Além disso, entraves logísticos ao imprescindível just-in-time contribuem para minar a competitividade regional. Rogelio Golfarb elogia os esforços do presidente do Consórcio Intermunicipal e prefeito de São Bernardo, William Dib, pela materialização do trecho Sul do Rodoanel. Também afirmou de forma categórica -- durante almoço mensal da Anfavea em São Paulo -- que as montadoras do Grande ABC não serão alvos de investimentos voltados a aumento de capacidade produtiva. Significa que apenas investimentos de reposição como o recentemente anunciado pela General Motors na produção do novo Vectra terão vez no território que, para o bem e para o mal, carrega características de Detroit brasileira.
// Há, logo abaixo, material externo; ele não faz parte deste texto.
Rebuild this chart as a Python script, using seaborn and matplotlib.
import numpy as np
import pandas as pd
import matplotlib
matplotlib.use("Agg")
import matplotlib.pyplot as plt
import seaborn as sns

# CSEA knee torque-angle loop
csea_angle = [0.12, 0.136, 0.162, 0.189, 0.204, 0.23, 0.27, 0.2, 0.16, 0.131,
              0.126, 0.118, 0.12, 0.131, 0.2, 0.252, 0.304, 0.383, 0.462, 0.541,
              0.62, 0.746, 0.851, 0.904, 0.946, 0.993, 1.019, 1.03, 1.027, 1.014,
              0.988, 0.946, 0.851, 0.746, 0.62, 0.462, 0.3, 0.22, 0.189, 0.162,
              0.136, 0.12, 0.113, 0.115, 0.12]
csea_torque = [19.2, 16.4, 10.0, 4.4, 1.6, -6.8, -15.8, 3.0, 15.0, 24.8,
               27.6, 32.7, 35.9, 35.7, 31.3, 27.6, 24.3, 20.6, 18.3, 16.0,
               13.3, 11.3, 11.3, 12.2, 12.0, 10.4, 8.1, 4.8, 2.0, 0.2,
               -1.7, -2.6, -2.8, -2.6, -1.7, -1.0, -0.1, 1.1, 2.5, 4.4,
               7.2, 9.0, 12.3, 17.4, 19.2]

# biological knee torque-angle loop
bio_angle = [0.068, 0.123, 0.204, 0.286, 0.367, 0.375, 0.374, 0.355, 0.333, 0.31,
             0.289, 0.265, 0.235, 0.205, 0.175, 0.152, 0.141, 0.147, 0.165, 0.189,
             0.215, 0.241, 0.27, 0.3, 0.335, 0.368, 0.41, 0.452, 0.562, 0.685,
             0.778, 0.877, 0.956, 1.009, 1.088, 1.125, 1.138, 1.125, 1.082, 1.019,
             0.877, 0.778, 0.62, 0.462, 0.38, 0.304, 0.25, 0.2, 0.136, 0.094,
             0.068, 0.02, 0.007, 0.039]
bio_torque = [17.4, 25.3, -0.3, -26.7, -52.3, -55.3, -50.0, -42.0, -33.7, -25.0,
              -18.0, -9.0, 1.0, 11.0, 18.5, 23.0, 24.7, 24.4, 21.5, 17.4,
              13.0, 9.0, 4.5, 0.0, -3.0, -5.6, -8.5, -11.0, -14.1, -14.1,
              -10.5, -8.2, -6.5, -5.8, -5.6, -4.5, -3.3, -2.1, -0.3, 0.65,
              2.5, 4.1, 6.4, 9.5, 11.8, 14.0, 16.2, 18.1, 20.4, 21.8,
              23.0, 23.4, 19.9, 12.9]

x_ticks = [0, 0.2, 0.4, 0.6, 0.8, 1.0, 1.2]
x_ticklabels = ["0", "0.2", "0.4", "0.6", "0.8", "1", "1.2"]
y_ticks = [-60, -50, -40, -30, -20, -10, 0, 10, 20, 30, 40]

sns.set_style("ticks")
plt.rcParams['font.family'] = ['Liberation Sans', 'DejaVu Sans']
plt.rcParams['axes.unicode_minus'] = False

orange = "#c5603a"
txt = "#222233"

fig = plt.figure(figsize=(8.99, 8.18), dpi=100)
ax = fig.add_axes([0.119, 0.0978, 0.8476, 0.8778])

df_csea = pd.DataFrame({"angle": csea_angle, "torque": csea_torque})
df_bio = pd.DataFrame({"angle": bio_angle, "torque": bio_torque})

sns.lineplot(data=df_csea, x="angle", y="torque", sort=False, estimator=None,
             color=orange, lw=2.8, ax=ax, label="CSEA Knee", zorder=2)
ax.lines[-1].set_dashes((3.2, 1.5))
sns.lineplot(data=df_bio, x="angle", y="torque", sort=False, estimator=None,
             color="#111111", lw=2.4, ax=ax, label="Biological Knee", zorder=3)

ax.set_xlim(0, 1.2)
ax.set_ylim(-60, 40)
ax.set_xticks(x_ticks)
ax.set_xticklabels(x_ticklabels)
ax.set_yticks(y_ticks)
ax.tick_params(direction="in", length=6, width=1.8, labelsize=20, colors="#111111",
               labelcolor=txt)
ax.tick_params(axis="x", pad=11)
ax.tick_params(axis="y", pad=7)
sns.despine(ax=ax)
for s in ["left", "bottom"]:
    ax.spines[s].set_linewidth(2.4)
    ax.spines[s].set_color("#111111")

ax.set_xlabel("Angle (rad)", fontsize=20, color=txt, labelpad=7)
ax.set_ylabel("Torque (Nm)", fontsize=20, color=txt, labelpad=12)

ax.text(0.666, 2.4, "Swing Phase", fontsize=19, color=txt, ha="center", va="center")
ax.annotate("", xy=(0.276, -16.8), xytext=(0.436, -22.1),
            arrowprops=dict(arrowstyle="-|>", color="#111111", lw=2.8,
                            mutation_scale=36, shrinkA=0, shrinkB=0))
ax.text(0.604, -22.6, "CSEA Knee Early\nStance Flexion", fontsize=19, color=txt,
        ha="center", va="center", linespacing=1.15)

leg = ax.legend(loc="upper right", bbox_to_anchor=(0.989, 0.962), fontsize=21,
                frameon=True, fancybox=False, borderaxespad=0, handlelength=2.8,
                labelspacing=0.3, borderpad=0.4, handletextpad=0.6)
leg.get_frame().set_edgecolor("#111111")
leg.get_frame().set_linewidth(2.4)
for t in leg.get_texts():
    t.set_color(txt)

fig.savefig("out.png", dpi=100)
O Vectra antigo amargava vendas declinantes de apenas 300 ou 400 unidades por mês, de modo que a GM não teve alternativa senão reanimar o modelo com intervenções estéticas e de engenharia concebidas no centro de desenvolvimento de São Caetano.


 


O pano de fundo da batalha internacional é a frustração da indústria automobilística em relação ao Brasil. Seduzidas por pacotes suculentos de incentivos tributários e creditícios, as montadoras investiram US$ 26,6 bilhões em novas plantas entre 1994 e 2002. Mas o boom da capacidade nunca foi justificado pelas vendas. No ano passado a situação melhorou um pouco com a produção recorde de 2,2 milhões de unidades. Ainda assim, a ociosidade permaneceu acima de 30% porque a capacidade instalada é de 3,2 milhões. "Algumas empresas colheram melhores resultados financeiros com o aumento da produção, mas para o setor como um todo 2004 ainda foi vermelho" -- afirma Golfarb.


 


Por isso, o robustecimento do mercado interno deprimido pela conjunção de renda baixa e juro alto desponta como bandeira da Anfavea na proposta de política setorial encaminhada ao Ministério do Desenvolvimento, Indústria e Comércio. Golfarb não cansa de repetir que o Brasil precisa ter mercado doméstico forte para assegurar escala produtiva independentemente de intempéries internacionais que se tornarão severas diante do avanço de nações emergentes.